The SECURE (Setting Every Community Up for Retirement Enhancement) Act proposes a number of changes to IRA rules and other retirement rules.  The Act passed in the House of Representatives by a 417-3 vote and is expected to be passed in some form by the Senate. Some of the changes appear to be common sense, like broadening access to IRAs and 401(k)s, changing the required minimum distribution (RMD) age from 70½ to 72 and providing different investment options for these programs. However, with these changes come potential limitations with Stretch IRAs.

Forbes asks in its recent article “Are Concerns Over Stretch IRAs And The SECURE Act Justified?” An IRA shelters investments from tax which leaves investors with more money for the same investment performance because usually no tax is usually paid as it grows. Your distributions can also be tax-free if you use a Roth IRA. That’s a good thing if you have an option between paying taxes on your investment income and not paying taxes on it. The SECURE act isn’t changing this fundamental process, but the issue is when you still have an IRA balance at death.

A Stretch IRA can be a great estate planning tool. Here’s how it works: you give the IRA to a young beneficiary in your family. The tax shield of the IRA is then “stretched,” for what can be decades, based on the principle that an IRA is used over the life expectancy of the beneficiary. This is important because the longer the IRA lasts, the more investment gains and income can be protected from taxes which allows the investment to grow tremendously.

Even better, current estate planning techniques allow an investor to leave an IRA to a trust and still get “stretch” treatment.  For more information, see our website.  https://galligan-law.com/life-stages/planning-for-retirement/   Current Treasury Rules permit trusts to receive “stretch” treatment if the beneficiary of the trust is readily identifiable. This enables investors to leave their retirement assets to trusts for their individual beneficiaries and receive the investment advantage of the “stretch” as well as the benefit of the trust, such as tax planning and divorce or creditor protection for the beneficiaries.  One such trust is called a “conduit trust” where only RMD’s are paid out to the identifiable beneficiary based upon his or her life expectancy.

However, the SECURE Act could change that.  The proposed IRA rules and other retirement rules instead require funds to be distributed over a 10 year period instead of the beneficiary’s lifetime. That’s a big change for estate planning and the value of assets passed to the next generation.

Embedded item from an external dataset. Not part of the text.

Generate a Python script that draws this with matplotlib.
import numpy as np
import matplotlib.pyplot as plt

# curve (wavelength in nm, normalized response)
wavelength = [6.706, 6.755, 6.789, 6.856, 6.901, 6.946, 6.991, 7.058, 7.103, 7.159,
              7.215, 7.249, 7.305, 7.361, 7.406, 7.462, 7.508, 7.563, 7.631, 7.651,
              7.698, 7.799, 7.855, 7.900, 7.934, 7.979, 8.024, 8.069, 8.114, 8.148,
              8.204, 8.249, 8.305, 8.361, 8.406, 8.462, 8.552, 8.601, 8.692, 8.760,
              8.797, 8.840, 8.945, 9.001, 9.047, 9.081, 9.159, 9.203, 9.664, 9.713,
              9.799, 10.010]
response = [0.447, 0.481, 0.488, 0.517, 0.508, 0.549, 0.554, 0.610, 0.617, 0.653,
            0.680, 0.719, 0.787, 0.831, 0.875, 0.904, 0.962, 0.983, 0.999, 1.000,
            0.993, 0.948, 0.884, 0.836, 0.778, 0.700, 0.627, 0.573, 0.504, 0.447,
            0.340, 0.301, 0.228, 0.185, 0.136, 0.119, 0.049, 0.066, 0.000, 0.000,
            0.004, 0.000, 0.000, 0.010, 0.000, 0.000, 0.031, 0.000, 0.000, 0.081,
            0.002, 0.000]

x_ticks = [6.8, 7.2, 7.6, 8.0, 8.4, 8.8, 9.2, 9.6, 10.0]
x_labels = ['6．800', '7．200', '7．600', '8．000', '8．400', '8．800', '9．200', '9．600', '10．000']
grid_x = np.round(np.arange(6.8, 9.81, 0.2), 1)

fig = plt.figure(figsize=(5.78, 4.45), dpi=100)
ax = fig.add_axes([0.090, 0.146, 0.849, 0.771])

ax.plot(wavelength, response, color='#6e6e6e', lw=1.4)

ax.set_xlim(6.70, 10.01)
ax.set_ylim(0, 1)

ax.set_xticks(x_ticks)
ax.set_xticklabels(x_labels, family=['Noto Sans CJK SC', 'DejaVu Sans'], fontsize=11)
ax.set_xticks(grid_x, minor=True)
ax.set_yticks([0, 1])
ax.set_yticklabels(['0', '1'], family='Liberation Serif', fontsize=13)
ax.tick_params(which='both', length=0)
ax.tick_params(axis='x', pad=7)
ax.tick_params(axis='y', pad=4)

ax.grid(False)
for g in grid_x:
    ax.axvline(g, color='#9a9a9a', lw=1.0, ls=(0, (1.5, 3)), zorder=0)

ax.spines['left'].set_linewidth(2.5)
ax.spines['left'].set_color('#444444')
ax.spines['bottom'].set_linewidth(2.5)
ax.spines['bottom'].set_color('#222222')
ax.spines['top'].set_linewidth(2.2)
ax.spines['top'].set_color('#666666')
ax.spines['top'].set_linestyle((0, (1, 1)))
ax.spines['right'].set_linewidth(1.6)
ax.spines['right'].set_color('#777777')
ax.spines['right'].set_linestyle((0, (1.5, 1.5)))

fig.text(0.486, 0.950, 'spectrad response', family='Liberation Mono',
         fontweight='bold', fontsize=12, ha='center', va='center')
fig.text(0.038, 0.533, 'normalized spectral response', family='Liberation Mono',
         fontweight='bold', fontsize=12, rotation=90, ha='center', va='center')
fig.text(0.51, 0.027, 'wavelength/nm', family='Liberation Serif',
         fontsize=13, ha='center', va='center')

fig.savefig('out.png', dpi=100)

There are some exceptions to the 10 year time period, including retirement left to a surviving spouse, minor children and some persons with disabilities or chronic illnesses.  However, aside from the spouse, these beneficiary groups are limited and will be most harmed by this change.  For example, a disabled beneficiary would likely not receive the retirement funds directly because receiving the retirement funds would affect their government benefits.  Instead, the retirement will pay to a special kind of trust, called a Supplemental Needs Trust, that will receive the retirement funds and accumulate them for the beneficiary’s use.  However, that form of a trust will presumably not qualify for the 10 year exception because remainder beneficiaries (those who survive the disabled beneficiary) will be brought into the analysis and likely won’t be minors or disabled beneficiaries to make the trust eligible for a 10 year exception.  For someone in that case, a 10 year payout will accelerate tax and greatly reduce the legacy left to the beneficiary with a disability, and he or she is the one who needs it most.

For a person who uses their own IRA in retirement and uses it up or passes it to their spouse as an inheritance—the  proposed IRA rules and retirement rules under the SECURE Act change almost nothing. For those looking to use their own IRA in retirement, IRAs are slightly improved due to the new ability to continue to contribute after age 70½ and other small improvements. Therefore, most typical IRA holders will be unaffected or benefit to some degree during their lifetimes.  However, for investors with large investment funds to pass to beneficiaries, the proposed IRA rules may greatly reduce the legacy left to their loved ones.

Reference: Forbes (July 16, 2019) “Are Concerns Over Stretch IRAs And The SECURE Act Justified?”